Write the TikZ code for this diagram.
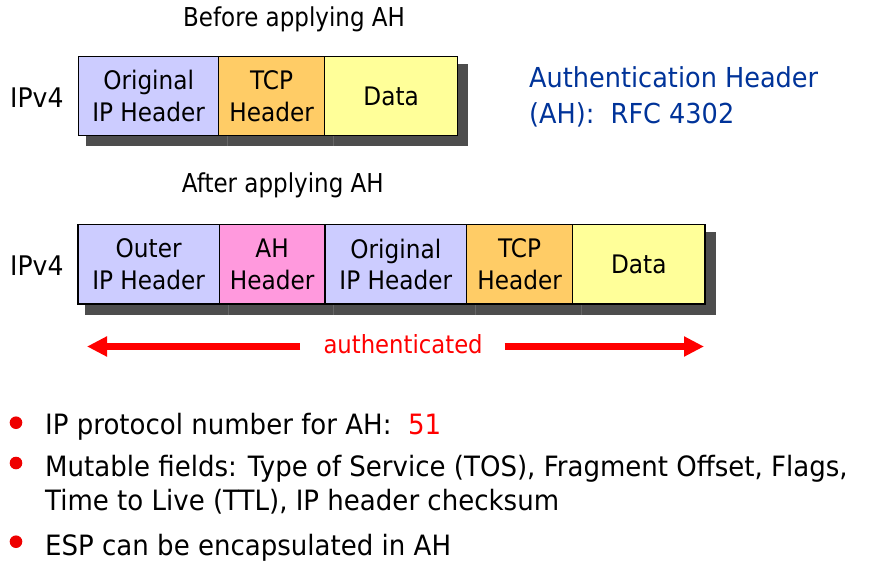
\documentclass[tikz,border=0pt]{standalone}
\usepackage{fontspec}
\setmainfont{DejaVu Sans}[FakeStretch=0.91]
\newfontfamily\bulfam{DejaVu Sans}[FakeStretch=0.93]
\newfontfamily\headfam{DejaVu Sans}[FakeStretch=0.885]
\usetikzlibrary{arrows.meta,backgrounds}
\definecolor{lav}{HTML}{CCCCFF}
\definecolor{tcpc}{HTML}{FFCC66}
\definecolor{datc}{HTML}{FFFF99}
\definecolor{ahc}{HTML}{FF99DD}
\definecolor{shadowc}{HTML}{4D4D4D}
\definecolor{shadowl}{HTML}{666666}
\definecolor{titleblue}{HTML}{003399}
\definecolor{bulletred}{HTML}{EE0000}
\newcommand\boxfont{\fontsize{25.5}{31.5}\selectfont}
\newcommand\authfont{\fontsize{25}{30}\selectfont}
\newcommand\ipfont{\bulfam\fontsize{27}{30}\selectfont}
\newcommand\bigfont{\bulfam\fontsize{28}{33}\selectfont}
\newcommand\bluefont{\bulfam\fontsize{27.5}{33}\selectfont}
\newcommand\headfont{\headfam\fontsize{26}{30}\selectfont}
\tikzset{
  cell/.style={draw=black, line width=1.3pt, minimum height=79.3pt, inner sep=0pt,
    align=center, font=\boxfont, anchor=north west},
  shadowbox/.style={fill=shadowc},
  shadowdiv/.style={draw=shadowl, line width=0.8pt},
  lbl/.style={anchor=base west, inner sep=0pt},
  arr/.style={draw=red, line width=6.5pt, -{Triangle[length=20pt,width=19pt]}},
  bullet/.style={circle, fill=bulletred, minimum size=12.6pt, inner sep=0pt}
}
\begin{document}
\begin{tikzpicture}[x=1pt,y=-1pt]
\useasboundingbox (0,0) rectangle (872,569);
% headings
\node[lbl, font=\headfont] (before) at (183,26.7) {Before applying AH};
\node[lbl, font=\headfont] (after) at (181.7,192.3) {After applying AH};
% top row
\node[lbl, font=\ipfont] (ipa) at (10,107.7) {IPv4};
\node[cell, fill=lav, minimum width=140pt] (t1) at (78,55.7) {Original\\IP Header};
\node[cell, fill=tcpc, minimum width=106pt] (t2) at (218,55.7) {TCP\\Header};
\node[cell, fill=datc, minimum width=133pt] (t3) at (324,55.7) {Data};
% bottom row
\node[lbl, font=\ipfont] (ipb) at (10,276) {IPv4};
\node[cell, fill=lav, minimum width=141.4pt] (b1) at (77.3,224) {Outer\\IP Header};
\node[cell, fill=ahc, minimum width=105.6pt] (b2) at (218.7,224) {AH\\Header};
\node[cell, fill=lav, minimum width=141.7pt] (b3) at (324.3,224) {Original\\IP Header};
\node[cell, fill=tcpc, minimum width=106pt] (b4) at (466,224) {TCP\\Header};
\node[cell, fill=datc, minimum width=132.3pt] (b5) at (572,224) {Data};
% shadows
\begin{scope}[on background layer]
\fill[shadowbox] ([shift={(8,8)}]t1.north west) rectangle ([shift={(10,10)}]t3.south east);
\fill[shadowbox] ([shift={(8,8)}]b1.north west) rectangle ([shift={(10,10)}]b5.south east);
\foreach \n in {t1,t2,b1,b2,b3,b4}{
  \draw[shadowdiv] ([shift={(8,0)}]\n.south east) -- ++(0,10);
}
\end{scope}
% authenticated arrow
\node[lbl, font=\authfont, text=red] (auth) at (323.3,353.3) {authenticated};
\coordinate (la) at (87,346.5);
\coordinate (lb) at (300,346.5);
\coordinate (ra) at (704,346.5);
\coordinate (rb) at (504.5,346.5);
\draw[arr] (lb) -- (la);
\draw[arr] (rb) -- (ra);
% blue title
\node[lbl, font=\bluefont, text=titleblue] (ah1) at (529,87.7) {Authentication Header};
\node[lbl, font=\bluefont, text=titleblue] (ah2) at (529,124) {(AH):\ \ RFC 4302};
% bullets
\node[bullet] (d1) at (16,422.7) {};
\node[bullet] (d2) at (16,463) {};
\node[bullet] (d3) at (16,541.7) {};
\node[lbl, font=\bigfont] (l1) at (45,434.3) {IP protocol number for AH:\ \ \textcolor{red}{51}};
\node[lbl, font=\bigfont] (l2) at (45,476.7) {Mutable fields: Type of Service (TOS), Fragment Offset, Flags,};
\node[lbl, font=\bigfont] (l3) at (45,510) {Time to Live (TTL), IP header checksum};
\node[lbl, font=\bigfont] (l4) at (45,555) {ESP can be encapsulated in AH};
\end{tikzpicture}
\end{document}
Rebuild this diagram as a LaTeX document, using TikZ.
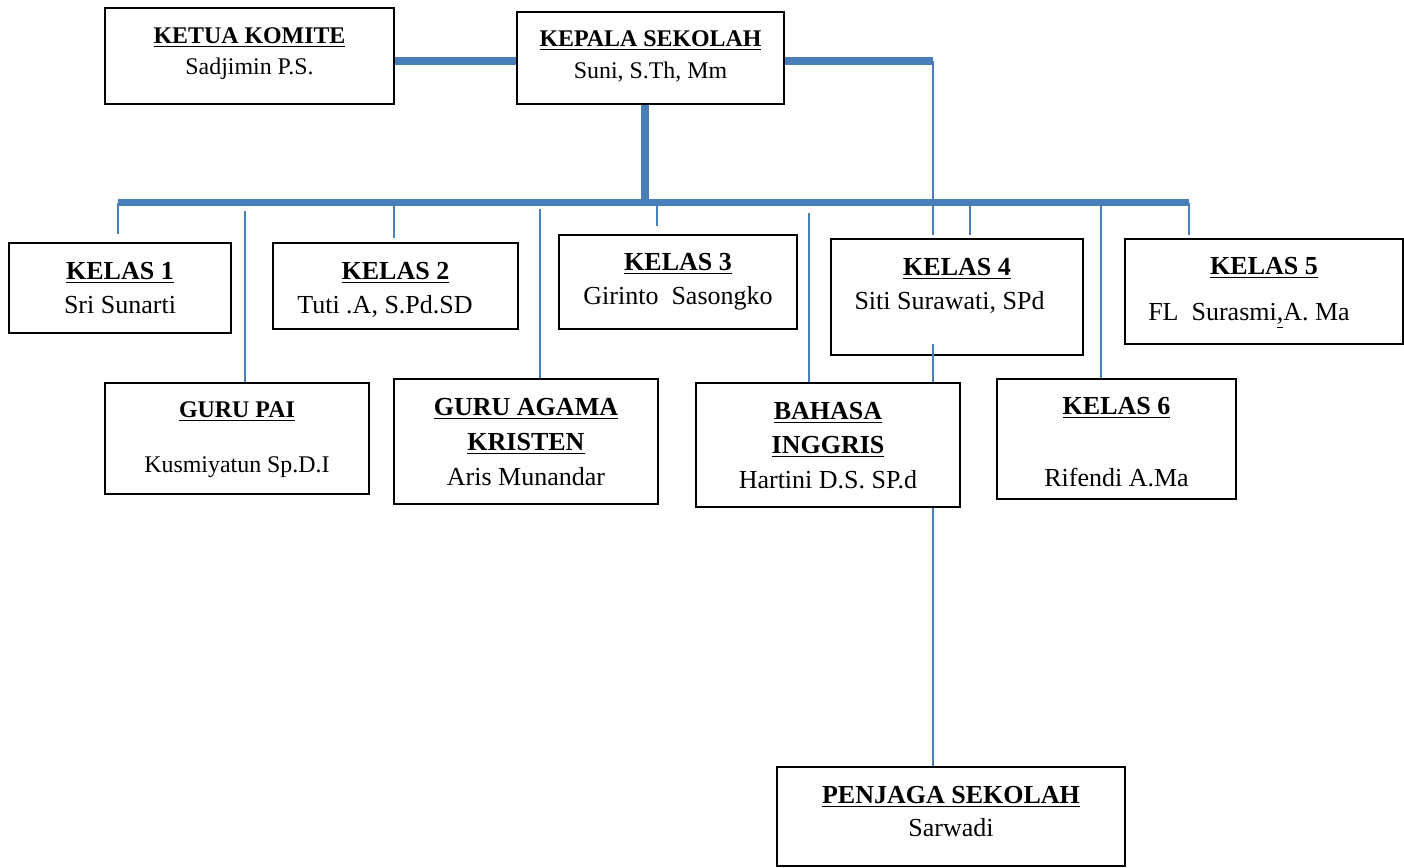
\documentclass[tikz,border=0pt]{standalone}
\usepackage{fontspec}
\setmainfont{Liberation Serif}
\usetikzlibrary{positioning,fit,calc}
\definecolor{orgblue}{RGB}{74,126,187}
\newcommand{\boxtitle}[1]{\underline{\textbf{#1}}}

\begin{document}
\begin{tikzpicture}[
  x=0.02cm, y=-0.02cm,
  box/.style={draw,line width=1pt,inner sep=0pt},
  big/.style={font=\fontsize{14.8}{19}\selectfont,align=center,inner sep=0pt},
  small/.style={font=\fontsize{13.6}{17.8}\selectfont,align=center,inner sep=0pt},
  bus/.style={orgblue,line width=4pt},
  stem/.style={orgblue,line width=1pt},
]
\useasboundingbox (0,0) rectangle (1404,867);

% boxes
\node[box,fit={(105,8)(394,104)}]    (komite)  {};
\node[box,fit={(517,12)(784,104)}]   (kepsek)  {};
\node[box,fit={(9,243)(231,333)}]    (kelas1)  {};
\node[box,fit={(273,243)(518,329)}]  (kelas2)  {};
\node[box,fit={(559,235)(797,329)}]  (kelas3)  {};
\node[box,fit={(831,239)(1083,355)}] (kelas4)  {};
\node[box,fit={(1125,239)(1403,344)}] (kelas5) {};
\node[box,fit={(105,383)(369,494)}]  (gurupai) {};
\node[box,fit={(394,379)(658,504)}]  (guruag)  {};
\node[box,fit={(696,383)(960,507)}]  (bahasa)  {};
\node[box,fit={(997,379)(1236,499)}] (kelas6)  {};
\node[box,fit={(777,767)(1125,866)}] (penjaga) {};

% texts
\node[small,below=0.4cm of komite.north]   (komiteT)  {\boxtitle{KETUA KOMITE}\\Sadjimin P.S.};
\node[small,below=0.39cm of kepsek.north]  (kepsekT)  {\boxtitle{KEPALA SEKOLAH}\\[0.5pt]Suni, S.Th, Mm};
\node[big,below=0.4cm of kelas1.north]     (kelas1T)  {\boxtitle{KELAS 1}\\Sri Sunarti};
\node[big,below=0.4cm of kelas2.north]     (kelas2T)  {\boxtitle{KELAS 2}\\Tuti .A, S.Pd.SD\hspace*{0.42cm}};
\node[big,below=0.38cm of kelas3.north]    (kelas3T)  {\boxtitle{KELAS 3}\\Girinto\ \ Sasongko};
\node[big,below=0.4cm of kelas4.north]     (kelas4T)  {\boxtitle{KELAS 4}\\Siti Surawati, SPd\hspace*{0.3cm}};
\node[big,below=0.37cm of kelas5.north]    (kelas5T)  {\boxtitle{KELAS 5}\\[7.5pt]FL\ \ Surasmi\underline{,}A. Ma\hspace*{0.6cm}};
\node[small,below=0.39cm of gurupai.north] (gurupaiT) {\boxtitle{GURU PAI}\\[13.5pt]Kusmiyatun Sp.D.I};
\node[big,below=0.4cm of guruag.north]     (guruagT)  {\boxtitle{GURU AGAMA}\\[0.8pt]\boxtitle{KRISTEN}\\[0.8pt]Aris Munandar};
\node[big,below=0.39cm of bahasa.north]    (bahasaT)  {\boxtitle{BAHASA}\\[0.8pt]\boxtitle{INGGRIS}\\[0.8pt]Hartini D.S. SP.d};
\node[big,below=0.38cm of kelas6.north]    (kelas6T)  {\boxtitle{KELAS 6}\\[22pt]Rifendi A.Ma};
\node[big,below=0.39cm of penjaga.north]   (penjagaT) {\boxtitle{PENJAGA SEKOLAH}\\Sarwadi};

% thick lines
\coordinate (corner) at (933,61);
\coordinate (hub)    at (645,202.5);
\coordinate (busL)   at (118,202.5);
\coordinate (busR)   at (1189,202.5);
\draw[bus] (komite.east |- corner) -- (kepsek.west |- corner);
\draw[bus] (kepsek.east |- corner) -- (corner);
\draw[bus] (kepsek.south -| hub) -- (hub);
\draw[bus] (busL) -- (busR);

% thin drops from the bus
\foreach \x/\n/\g in {118/kelas1/0.16, 394/kelas2/0.08, 657/kelas3/0.16,
                      970/kelas4/0.06, 1189/kelas5/0.06, 1101/kelas6/0} {
  \coordinate (t) at (\x,202.5);
  \draw[stem,shorten >=\g cm] (t) -- (t |- \n.north);
}
\coordinate (paiTop)  at (245,211);
\coordinate (agTop)   at (540,209);
\coordinate (ingTop)  at (809,213);
\draw[stem] (paiTop) -- (paiTop |- gurupai.north);
\draw[stem] (agTop)  -- (agTop |- guruag.north);
\draw[stem] (ingTop) -- (ingTop |- bahasa.north);

% right hand line
\coordinate (k4in) at (933,344);
\draw[stem,shorten >=0.06cm] (corner) -- (corner |- kelas4.north);
\draw[stem] (k4in) -- (k4in |- bahasa.north);
\draw[stem] (bahasa.south -| k4in) -- (penjaga.north -| k4in);
\end{tikzpicture}
\end{document}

--- --- ---

> Task instructions: Both the line with "Rebuild this diagram" and the line with "(0,0) rectangle (1404,867);" belong in the copy, along with every line between them; set them down exactly and skip the pictures.

> The solution:
Rebuild this diagram as a LaTeX document, using TikZ.
\documentclass[tikz,border=0pt]{standalone}
\usepackage{fontspec}
\setmainfont{Liberation Serif}
\usetikzlibrary{positioning,fit,calc}
\definecolor{orgblue}{RGB}{74,126,187}
\newcommand{\boxtitle}[1]{\underline{\textbf{#1}}}

\begin{document}
\begin{tikzpicture}[
  x=0.02cm, y=-0.02cm,
  box/.style={draw,line width=1pt,inner sep=0pt},
  big/.style={font=\fontsize{14.8}{19}\selectfont,align=center,inner sep=0pt},
  small/.style={font=\fontsize{13.6}{17.8}\selectfont,align=center,inner sep=0pt},
  bus/.style={orgblue,line width=4pt},
  stem/.style={orgblue,line width=1pt},
]
\useasboundingbox (0,0) rectangle (1404,867);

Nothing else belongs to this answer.